As the sun warms the roof surfaces, those pockets of moist air expand and subject the membrane to elongation stress. If the membranes are not sufficiently tensile elastic, cracks and breaks may form due to the excessive pressure of the air vapor trapped under the sheath.
Even if the membrane does not crack, thanks to its significant level of tensile elongation (Icopas line for example), air bubbles still represent a problem destined to grow and can recur cyclically depending on the levels of humidity trapped under the sheath and lying even before the application of the sheath, solar heating cycles and their intensity also contribute directly to this phenomenon.
The evolution of the phenomenon is directly linked to:
- poor adhesion to the support (supports with non-stick treatments or not properly cleaned or not treated with special primers, especially if in the presence of humidity hidden deep inside or even under the screeds, tiles or supports in general);
- moisture content of the substrates before laying (lack of preventive measurement of the evaporative flows and the moisture content both on the surface and hidden in the deeper layers of the substrates);
- intensity of solar radiation;
- elastic capacity of the membrane. The more elastic and waterproof the membrane is, the more vapor coming from the substrate it will be able to trap.
How to control the alkaline attack under blistering phenomena after laying a waterproofing membrane
The most common diagnostic methodologies are as follows:
- Find the bubble
- Make a cross cut
- Open the flaps
- If the surface is sufficiently damp, insert litmus paper and compare the color with the reference scale
- If the surface is not sufficiently damp, proceed to wet it with a few drops of distilled water until it fails, wait 15-30 minutes and proceed to measure by immersing the litmus paper. If the water on the surface under the cut of the bubble has dried and does not wet the litmus paper, proceed to add a few drops of water and repeat the operation by placing again another litmus paper
- Once the work is completed, dry the support with absorbent paper in synthetic fiber (do not use cellulose).
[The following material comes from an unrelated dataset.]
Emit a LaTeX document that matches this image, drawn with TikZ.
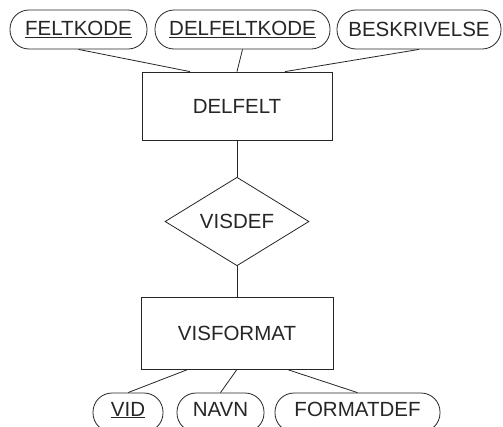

Restore the cut using a treatment with a quick-drying liquid membrane such as (Icoper Rapid, Icopas, Keep Line) by interposing a non-woven reinforcement between the two coats.
As soon as the paper soaks with liquid substance it produces a chemical reaction showing a color that can be compared with the numerical values of the color scale.
If the PH is alkaline it means that an interfacial degradation process is taking place. This could have been avoided firstly by measuring evaporative flows. In addition, the phenomenon could have been contained by using specific adhesion promoters with primer and/or barrier function (Icoblok by Icobit), and by installing special vents to get the trapped water out (Exit Air by Icobit).